*Your objective*. Write out the listing below exactly, and omit any images you find in it.

>> START

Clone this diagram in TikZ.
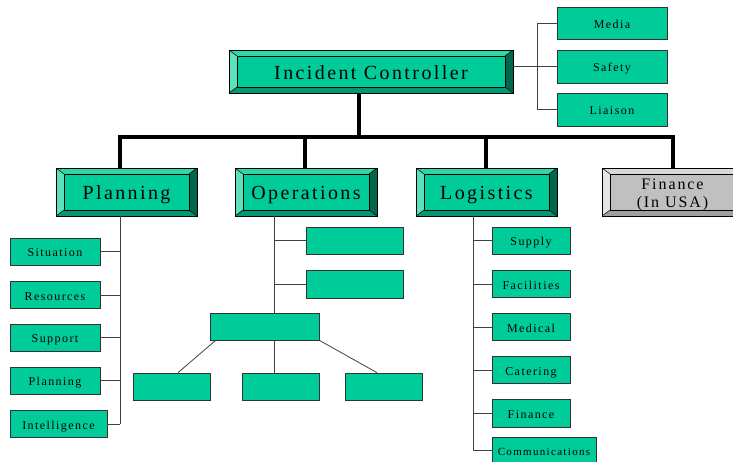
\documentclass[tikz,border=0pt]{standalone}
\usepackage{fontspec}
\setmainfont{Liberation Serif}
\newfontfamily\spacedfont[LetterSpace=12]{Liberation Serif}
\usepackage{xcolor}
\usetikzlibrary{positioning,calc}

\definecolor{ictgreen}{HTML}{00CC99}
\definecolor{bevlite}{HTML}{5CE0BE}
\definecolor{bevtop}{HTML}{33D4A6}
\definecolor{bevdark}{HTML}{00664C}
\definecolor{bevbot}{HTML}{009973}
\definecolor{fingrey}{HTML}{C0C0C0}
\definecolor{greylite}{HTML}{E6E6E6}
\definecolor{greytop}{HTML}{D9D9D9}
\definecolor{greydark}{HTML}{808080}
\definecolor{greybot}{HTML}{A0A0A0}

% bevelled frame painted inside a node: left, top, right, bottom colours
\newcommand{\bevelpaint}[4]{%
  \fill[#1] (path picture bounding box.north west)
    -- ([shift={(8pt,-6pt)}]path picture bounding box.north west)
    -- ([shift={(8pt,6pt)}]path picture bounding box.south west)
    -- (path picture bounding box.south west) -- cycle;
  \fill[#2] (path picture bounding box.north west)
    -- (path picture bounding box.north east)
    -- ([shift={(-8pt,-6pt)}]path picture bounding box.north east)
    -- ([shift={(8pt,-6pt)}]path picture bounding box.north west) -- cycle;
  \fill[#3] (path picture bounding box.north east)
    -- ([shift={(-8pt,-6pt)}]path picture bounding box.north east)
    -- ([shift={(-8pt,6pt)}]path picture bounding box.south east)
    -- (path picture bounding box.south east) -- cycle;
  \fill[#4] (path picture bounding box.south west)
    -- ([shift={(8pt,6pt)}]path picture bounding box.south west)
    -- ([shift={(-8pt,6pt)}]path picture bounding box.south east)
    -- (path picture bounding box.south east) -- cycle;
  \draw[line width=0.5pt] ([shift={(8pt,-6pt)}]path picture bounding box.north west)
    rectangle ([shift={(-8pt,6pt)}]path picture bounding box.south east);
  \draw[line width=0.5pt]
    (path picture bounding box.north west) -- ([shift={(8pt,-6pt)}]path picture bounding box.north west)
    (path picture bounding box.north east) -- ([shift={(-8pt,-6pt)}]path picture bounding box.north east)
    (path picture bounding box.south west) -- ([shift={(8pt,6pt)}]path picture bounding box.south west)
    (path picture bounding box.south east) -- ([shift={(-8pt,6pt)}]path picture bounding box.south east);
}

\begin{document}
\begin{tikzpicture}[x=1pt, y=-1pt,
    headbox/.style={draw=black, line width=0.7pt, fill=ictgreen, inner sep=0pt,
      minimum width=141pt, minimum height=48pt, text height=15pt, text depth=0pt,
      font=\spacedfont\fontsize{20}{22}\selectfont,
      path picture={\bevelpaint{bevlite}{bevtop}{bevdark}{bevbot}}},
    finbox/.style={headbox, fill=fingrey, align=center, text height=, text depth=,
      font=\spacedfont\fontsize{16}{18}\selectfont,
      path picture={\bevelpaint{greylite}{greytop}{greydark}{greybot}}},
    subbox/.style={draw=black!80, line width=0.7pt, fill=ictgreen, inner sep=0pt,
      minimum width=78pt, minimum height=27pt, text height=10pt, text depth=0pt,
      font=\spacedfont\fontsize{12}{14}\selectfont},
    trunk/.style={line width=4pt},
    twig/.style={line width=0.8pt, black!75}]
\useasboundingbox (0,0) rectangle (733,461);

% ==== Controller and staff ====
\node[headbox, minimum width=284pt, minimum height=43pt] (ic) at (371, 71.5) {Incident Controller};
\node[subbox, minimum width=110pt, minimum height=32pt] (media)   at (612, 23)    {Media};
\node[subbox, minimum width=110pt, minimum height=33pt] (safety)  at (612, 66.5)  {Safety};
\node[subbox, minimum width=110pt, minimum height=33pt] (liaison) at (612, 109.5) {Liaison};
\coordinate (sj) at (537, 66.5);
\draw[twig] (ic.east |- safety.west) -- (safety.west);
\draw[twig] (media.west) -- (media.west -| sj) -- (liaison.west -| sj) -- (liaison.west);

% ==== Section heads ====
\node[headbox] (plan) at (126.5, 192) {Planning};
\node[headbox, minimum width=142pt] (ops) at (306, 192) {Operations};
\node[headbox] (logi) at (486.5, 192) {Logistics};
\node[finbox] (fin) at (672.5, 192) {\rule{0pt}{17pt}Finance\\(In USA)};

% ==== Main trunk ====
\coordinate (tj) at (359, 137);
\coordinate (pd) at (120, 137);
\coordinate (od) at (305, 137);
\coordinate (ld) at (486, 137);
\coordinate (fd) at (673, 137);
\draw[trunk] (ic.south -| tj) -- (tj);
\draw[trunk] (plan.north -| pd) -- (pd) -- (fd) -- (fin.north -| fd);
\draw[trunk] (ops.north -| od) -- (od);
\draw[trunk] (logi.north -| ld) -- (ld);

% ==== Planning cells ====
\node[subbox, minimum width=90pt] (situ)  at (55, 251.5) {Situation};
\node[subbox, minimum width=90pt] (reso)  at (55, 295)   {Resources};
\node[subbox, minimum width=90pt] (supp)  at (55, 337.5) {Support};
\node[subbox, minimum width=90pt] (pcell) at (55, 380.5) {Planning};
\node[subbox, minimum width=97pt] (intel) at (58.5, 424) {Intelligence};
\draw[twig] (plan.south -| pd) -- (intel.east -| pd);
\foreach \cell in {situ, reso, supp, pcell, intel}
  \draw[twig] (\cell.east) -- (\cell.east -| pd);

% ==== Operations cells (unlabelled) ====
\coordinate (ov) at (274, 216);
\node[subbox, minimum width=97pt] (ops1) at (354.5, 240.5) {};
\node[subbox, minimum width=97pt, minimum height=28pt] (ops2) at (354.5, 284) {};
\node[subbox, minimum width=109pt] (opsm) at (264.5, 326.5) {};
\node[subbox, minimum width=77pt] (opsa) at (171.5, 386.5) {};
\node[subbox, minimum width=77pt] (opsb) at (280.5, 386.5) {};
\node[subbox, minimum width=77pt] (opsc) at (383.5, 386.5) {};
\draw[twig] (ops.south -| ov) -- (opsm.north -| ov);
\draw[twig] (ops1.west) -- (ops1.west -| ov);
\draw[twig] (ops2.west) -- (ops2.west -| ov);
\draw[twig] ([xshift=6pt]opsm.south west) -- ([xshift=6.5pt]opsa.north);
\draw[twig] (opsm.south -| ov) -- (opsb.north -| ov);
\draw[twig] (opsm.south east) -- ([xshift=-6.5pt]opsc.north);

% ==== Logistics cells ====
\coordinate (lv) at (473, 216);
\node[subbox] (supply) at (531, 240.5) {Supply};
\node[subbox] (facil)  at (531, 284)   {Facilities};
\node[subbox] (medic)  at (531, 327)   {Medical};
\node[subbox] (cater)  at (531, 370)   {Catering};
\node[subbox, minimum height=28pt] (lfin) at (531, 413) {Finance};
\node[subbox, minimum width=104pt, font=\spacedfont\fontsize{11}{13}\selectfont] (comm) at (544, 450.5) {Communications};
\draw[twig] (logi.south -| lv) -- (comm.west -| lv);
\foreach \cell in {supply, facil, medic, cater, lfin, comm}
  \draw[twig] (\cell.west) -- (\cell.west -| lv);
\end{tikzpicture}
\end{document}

>> END

*Complete output*.
Clone this diagram in TikZ.
\documentclass[tikz,border=0pt]{standalone}
\usepackage{fontspec}
\setmainfont{Liberation Serif}
\newfontfamily\spacedfont[LetterSpace=12]{Liberation Serif}
\usepackage{xcolor}
\usetikzlibrary{positioning,calc}

\definecolor{ictgreen}{HTML}{00CC99}
\definecolor{bevlite}{HTML}{5CE0BE}
\definecolor{bevtop}{HTML}{33D4A6}
\definecolor{bevdark}{HTML}{00664C}
\definecolor{bevbot}{HTML}{009973}
\definecolor{fingrey}{HTML}{C0C0C0}
\definecolor{greylite}{HTML}{E6E6E6}
\definecolor{greytop}{HTML}{D9D9D9}
\definecolor{greydark}{HTML}{808080}
\definecolor{greybot}{HTML}{A0A0A0}

% bevelled frame painted inside a node: left, top, right, bottom colours
\newcommand{\bevelpaint}[4]{%
  \fill[#1] (path picture bounding box.north west)
    -- ([shift={(8pt,-6pt)}]path picture bounding box.north west)
    -- ([shift={(8pt,6pt)}]path picture bounding box.south west)
    -- (path picture bounding box.south west) -- cycle;
  \fill[#2] (path picture bounding box.north west)
    -- (path picture bounding box.north east)
    -- ([shift={(-8pt,-6pt)}]path picture bounding box.north east)
    -- ([shift={(8pt,-6pt)}]path picture bounding box.north west) -- cycle;
  \fill[#3] (path picture bounding box.north east)
    -- ([shift={(-8pt,-6pt)}]path picture bounding box.north east)
    -- ([shift={(-8pt,6pt)}]path picture bounding box.south east)
    -- (path picture bounding box.south east) -- cycle;
  \fill[#4] (path picture bounding box.south west)
    -- ([shift={(8pt,6pt)}]path picture bounding box.south west)
    -- ([shift={(-8pt,6pt)}]path picture bounding box.south east)
    -- (path picture bounding box.south east) -- cycle;
  \draw[line width=0.5pt] ([shift={(8pt,-6pt)}]path picture bounding box.north west)
    rectangle ([shift={(-8pt,6pt)}]path picture bounding box.south east);
  \draw[line width=0.5pt]
    (path picture bounding box.north west) -- ([shift={(8pt,-6pt)}]path picture bounding box.north west)
    (path picture bounding box.north east) -- ([shift={(-8pt,-6pt)}]path picture bounding box.north east)
    (path picture bounding box.south west) -- ([shift={(8pt,6pt)}]path picture bounding box.south west)
    (path picture bounding box.south east) -- ([shift={(-8pt,6pt)}]path picture bounding box.south east);
}

\begin{document}
\begin{tikzpicture}[x=1pt, y=-1pt,
    headbox/.style={draw=black, line width=0.7pt, fill=ictgreen, inner sep=0pt,
      minimum width=141pt, minimum height=48pt, text height=15pt, text depth=0pt,
      font=\spacedfont\fontsize{20}{22}\selectfont,
      path picture={\bevelpaint{bevlite}{bevtop}{bevdark}{bevbot}}},
    finbox/.style={headbox, fill=fingrey, align=center, text height=, text depth=,
      font=\spacedfont\fontsize{16}{18}\selectfont,
      path picture={\bevelpaint{greylite}{greytop}{greydark}{greybot}}},
    subbox/.style={draw=black!80, line width=0.7pt, fill=ictgreen, inner sep=0pt,
      minimum width=78pt, minimum height=27pt, text height=10pt, text depth=0pt,
      font=\spacedfont\fontsize{12}{14}\selectfont},
    trunk/.style={line width=4pt},
    twig/.style={line width=0.8pt, black!75}]
\useasboundingbox (0,0) rectangle (733,461);

% ==== Controller and staff ====
\node[headbox, minimum width=284pt, minimum height=43pt] (ic) at (371, 71.5) {Incident Controller};
\node[subbox, minimum width=110pt, minimum height=32pt] (media)   at (612, 23)    {Media};
\node[subbox, minimum width=110pt, minimum height=33pt] (safety)  at (612, 66.5)  {Safety};
\node[subbox, minimum width=110pt, minimum height=33pt] (liaison) at (612, 109.5) {Liaison};
\coordinate (sj) at (537, 66.5);
\draw[twig] (ic.east |- safety.west) -- (safety.west);
\draw[twig] (media.west) -- (media.west -| sj) -- (liaison.west -| sj) -- (liaison.west);

% ==== Section heads ====
\node[headbox] (plan) at (126.5, 192) {Planning};
\node[headbox, minimum width=142pt] (ops) at (306, 192) {Operations};
\node[headbox] (logi) at (486.5, 192) {Logistics};
\node[finbox] (fin) at (672.5, 192) {\rule{0pt}{17pt}Finance\\(In USA)};

% ==== Main trunk ====
\coordinate (tj) at (359, 137);
\coordinate (pd) at (120, 137);
\coordinate (od) at (305, 137);
\coordinate (ld) at (486, 137);
\coordinate (fd) at (673, 137);
\draw[trunk] (ic.south -| tj) -- (tj);
\draw[trunk] (plan.north -| pd) -- (pd) -- (fd) -- (fin.north -| fd);
\draw[trunk] (ops.north -| od) -- (od);
\draw[trunk] (logi.north -| ld) -- (ld);

% ==== Planning cells ====
\node[subbox, minimum width=90pt] (situ)  at (55, 251.5) {Situation};
\node[subbox, minimum width=90pt] (reso)  at (55, 295)   {Resources};
\node[subbox, minimum width=90pt] (supp)  at (55, 337.5) {Support};
\node[subbox, minimum width=90pt] (pcell) at (55, 380.5) {Planning};
\node[subbox, minimum width=97pt] (intel) at (58.5, 424) {Intelligence};
\draw[twig] (plan.south -| pd) -- (intel.east -| pd);
\foreach \cell in {situ, reso, supp, pcell, intel}
  \draw[twig] (\cell.east) -- (\cell.east -| pd);

% ==== Operations cells (unlabelled) ====
\coordinate (ov) at (274, 216);
\node[subbox, minimum width=97pt] (ops1) at (354.5, 240.5) {};
\node[subbox, minimum width=97pt, minimum height=28pt] (ops2) at (354.5, 284) {};
\node[subbox, minimum width=109pt] (opsm) at (264.5, 326.5) {};
\node[subbox, minimum width=77pt] (opsa) at (171.5, 386.5) {};
\node[subbox, minimum width=77pt] (opsb) at (280.5, 386.5) {};
\node[subbox, minimum width=77pt] (opsc) at (383.5, 386.5) {};
\draw[twig] (ops.south -| ov) -- (opsm.north -| ov);
\draw[twig] (ops1.west) -- (ops1.west -| ov);
\draw[twig] (ops2.west) -- (ops2.west -| ov);
\draw[twig] ([xshift=6pt]opsm.south west) -- ([xshift=6.5pt]opsa.north);
\draw[twig] (opsm.south -| ov) -- (opsb.north -| ov);
\draw[twig] (opsm.south east) -- ([xshift=-6.5pt]opsc.north);

% ==== Logistics cells ====
\coordinate (lv) at (473, 216);
\node[subbox] (supply) at (531, 240.5) {Supply};
\node[subbox] (facil)  at (531, 284)   {Facilities};
\node[subbox] (medic)  at (531, 327)   {Medical};
\node[subbox] (cater)  at (531, 370)   {Catering};
\node[subbox, minimum height=28pt] (lfin) at (531, 413) {Finance};
\node[subbox, minimum width=104pt, font=\spacedfont\fontsize{11}{13}\selectfont] (comm) at (544, 450.5) {Communications};
\draw[twig] (logi.south -| lv) -- (comm.west -| lv);
\foreach \cell in {supply, facil, medic, cater, lfin, comm}
  \draw[twig] (\cell.west) -- (\cell.west -| lv);
\end{tikzpicture}
\end{document}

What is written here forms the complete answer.